Vocabulary

 

Acute Stress

The most common form of stress. It’s immediate and arises from the now. We may be reacting to an event that just occurred or anticipation of an impending event. Some common symptoms are: muscular pain, such as tension headaches, back pain, jaw pain, or pulled muscle sensations, GI upset including, nausea, vomiting, diarrhea, gas pains, sour stomach, acid reflux, or IBS, overactivation of the fight/flight/freeze nervous system (sympathetic nervous system) such as elevated heart rate, high blood pressure, shortness of breath, cold hands or feet, sweaty palms, dizziness, migraine headaches, or chest pain.
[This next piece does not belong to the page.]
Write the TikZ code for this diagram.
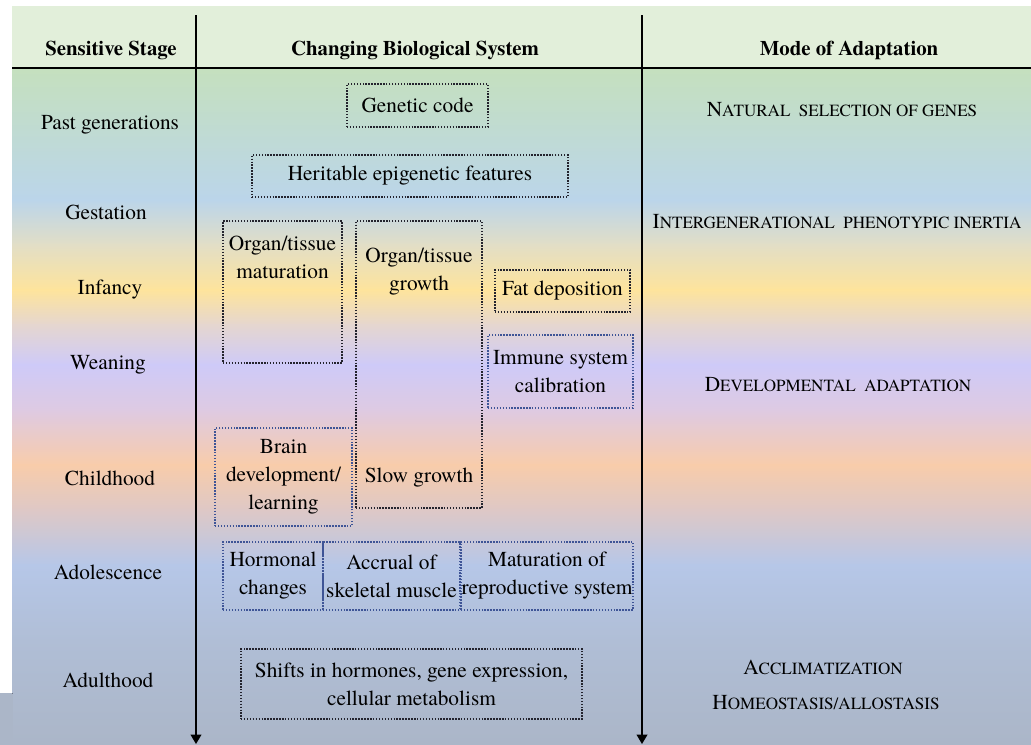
\documentclass[tikz,border=0pt]{standalone}
\usepackage{fontspec}
\setmainfont{texgyretermes}[Extension=.otf, UprightFont=*-regular,
  BoldFont=*-bold, ItalicFont=*-italic, BoldItalicFont=*-bolditalic]
\usetikzlibrary{arrows.meta,positioning}

% background bands
\definecolor{bgHead}{RGB}{226,239,218}
\definecolor{bgGreen}{RGB}{197,224,190}
\definecolor{bgTeal}{RGB}{192,219,210}
\definecolor{bgSky}{RGB}{187,213,234}
\definecolor{bgSand}{RGB}{226,222,198}
\definecolor{bgYellow}{RGB}{254,228,156}
\definecolor{bgMauve}{RGB}{229,214,208}
\definecolor{bgLilac}{RGB}{206,202,248}
\definecolor{bgRose}{RGB}{222,202,226}
\definecolor{bgPeach}{RGB}{248,204,170}
\definecolor{bgDust}{RGB}{222,200,198}
\definecolor{bgBlue}{RGB}{182,199,232}
\definecolor{bgSteel}{RGB}{176,190,214}
\definecolor{bgSlate}{RGB}{171,182,200}
% box edges
\definecolor{edgeDark}{RGB}{35,35,45}
\definecolor{edgeBlue}{RGB}{62,84,150}

\newcommand{\fakesc}[2]{#1{\fontsize{12.8}{15}\selectfont #2}}

\tikzset{
  stage/.style={font=\fontsize{16}{21}\selectfont, align=center, inner sep=0pt},
  head/.style={font=\fontsize{15.6}{18}\selectfont\bfseries, inner sep=0pt},
  mode/.style={font=\fontsize{16}{21}\selectfont, inner sep=0pt},
  sysbox/.style 2 args={draw=edgeDark, line width=1.1pt,
    dash pattern=on 1.1pt off 1.1pt, minimum width=#1*0.75pt,
    minimum height=#2*0.75pt, inner sep=0pt, align=center,
    font=\fontsize{16}{21}\selectfont},
  bluebox/.style={draw=edgeBlue},
  timeline/.style={line width=1.1pt, -{Triangle[width=8pt,length=7pt]}},
}

\begin{document}
\begin{tikzpicture}[x=0.75pt, y=-0.75pt]
  \useasboundingbox (0,0) rectangle (1031,744);

  % background
  \fill[bgHead] (12,6) rectangle (1031,68);
  \foreach \ya/\yb/\ca/\cb in {68/130/bgGreen/bgTeal, 130/200/bgTeal/bgSky,
      200/245/bgSky/bgSand, 245/290/bgSand/bgYellow, 290/325/bgYellow/bgMauve,
      325/365/bgMauve/bgLilac, 365/410/bgLilac/bgRose, 410/465/bgRose/bgPeach,
      465/510/bgPeach/bgDust, 510/565/bgDust/bgBlue, 565/640/bgBlue/bgSteel,
      640/744/bgSteel/bgSlate}
    \fill[top color=\ca, bottom color=\cb] (12,\ya-0.5) rectangle (1031,\yb+0.5);
  \fill[top color=bgSlate!97!bgSteel, bottom color=bgSlate] (0,693) rectangle (12.5,744);

  % frame lines
  \coordinate (stagetop) at (196,15);
  \coordinate (stagebot) at (196,744);
  \coordinate (modetop) at (642,15);
  \coordinate (modebot) at (642,744);
  \coordinate (headl) at (12,68);
  \coordinate (headr) at (1031,68);
  \draw[line width=1.6pt] (headl) -- (headr);
  \draw[timeline] (stagetop) -- (stagebot);
  \draw[timeline] (modetop) -- (modebot);

  % header
  \node[head] (hstage) at (111,50) {Sensitive Stage};
  \node[head] (hsystem) at (415,50) {Changing Biological System};
  \node[head] (hmode) at (849,50) {Mode of Adaptation};

  % sensitive stages
  \node[stage] (past) at (110,125) {Past generations};
  \node[stage] (gest) at (106,212) {Gestation};
  \node[stage] (inf) at (110,290) {Infancy};
  \node[stage] (wean) at (108,365) {Weaning};
  \node[stage] (child) at (110,478) {Childhood};
  \node[stage] (adol) at (108,572) {Adolescence};
  \node[stage] (adult) at (108,680) {Adulthood};

  % changing biological systems
  \node[sysbox={141}{43}] (gencode) at (417.5,105.5) {Genetic code};
  \node[sysbox={316}{42}] (herit) at (410,176) {Heritable epigenetic features};
  \node[sysbox={119}{142}] (orgmat) at (282.5,292) {};
  \node[stage] (orgmattxt) at (282.5,257) {Organ/tissue\\maturation};
  \node[sysbox={126}{287}] (orggrow) at (419,364.5) {};
  \node[stage] (orggrowtxt) at (419,271.5) {Organ/tissue\\growth};
  \node[stage] (slowtxt) at (419,478) {Slow growth};
  \node[sysbox={135}{42}] (fat) at (562.5,291) {Fat deposition};
  \node[sysbox={145}{73}, bluebox] (immune) at (560.5,371.5) {Immune system\\calibration};
  \node[sysbox={137}{98}, bluebox] (brain) at (283.5,477) {Brain\\development/\\learning};
  \node[sysbox={100}{68}, bluebox] (hormone) at (273,576) {Hormonal\\changes};
  \node[sysbox={137}{68}, bluebox] (muscle) at (391.5,576) {Accrual of\\skeletal muscle};
  \node[sysbox={172}{68}, bluebox] (repro) at (547,576) {Maturation of\\reproductive system};
  \node[sysbox={341}{70}] (shifts) at (411.5,684) {Shifts in hormones, gene expression,\\cellular metabolism};

  % modes of adaptation
  \node[mode] (natsel) at (842,110) {\fakesc{N}{ATURAL\ \ SELECTION OF GENES}};
  \node[mode] (inertia) at (837,222) {\fakesc{I}{NTERGENERATIONAL\ \ PHENOTYPIC INERTIA}};
  \node[mode] (devad) at (838,385) {\fakesc{D}{EVELOPMENTAL\ \ ADAPTATION}};
  \node[mode] (acclim) at (823,667) {\fakesc{A}{CCLIMATIZATION}};
  \node[mode] (homeo) at (826,703) {\fakesc{H}{OMEOSTASIS/ALLOSTASIS}};
\end{tikzpicture}
\end{document}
Prolonged acute stress symptoms can lead to PTSD.

Moral Distress

An emotional state that arises when a healer feels that the ethically correct action to take is different from what one is tasked with doing. When policy/procedures or patient decisions prevent a healer from doing what they think is right, it can present “moral distress” that can make us feel powerless, angry, anxious, and even depressed. 

Vicarious Trauma

A term coined by McCann & Pearlman (1990) to describe the profound shift in world view that occurs in healing professionals when we work with clients who have experienced trauma. Empathetic and sympathetic reactions cause the victim’s trauma to bleed over into the mind of the helper or healer. It’s defined by the disruption in spirituality or meaning and hope.

PTSD

Prolonged and symptomatic Acute Stress Disorder lasting longer than a month can be termed post-traumatic stress disorder (PTSD). PTSD is composed of three groups of symptoms: reliving, numbing, and arousal. Reliving is associated with cues that may cause flashbacks or nightmares where the trauma is re-experienced. Numbing is related to efforts to avoid the trauma with memory control and detachment. Arousal is related to hyperexpression of the fight or flight nervous system, e.g. stress, hypervigilance, irritability, insomnia, heart palpitations, and headaches.

Burnout

A term that has been used since the early 1980s to describe the physical and emotional exhaustion that workers can experience when we have low job satisfaction and feel powerless and overwhelmed at work. However, burnout does not necessarily mean that our view of the world has been damaged, or that we have lost the ability to feel compassion for others.

Compassion Fatigue

Refers to the profound emotional and physical erosion that takes place when helpers are unable to refuel and regenerate. Characterized by emotional and physical exhaustion leading to a diminished ability to empathize or feel compassion for others, often described as the negative cost of caring. It’s sometimes referred to as secondary traumatic stress.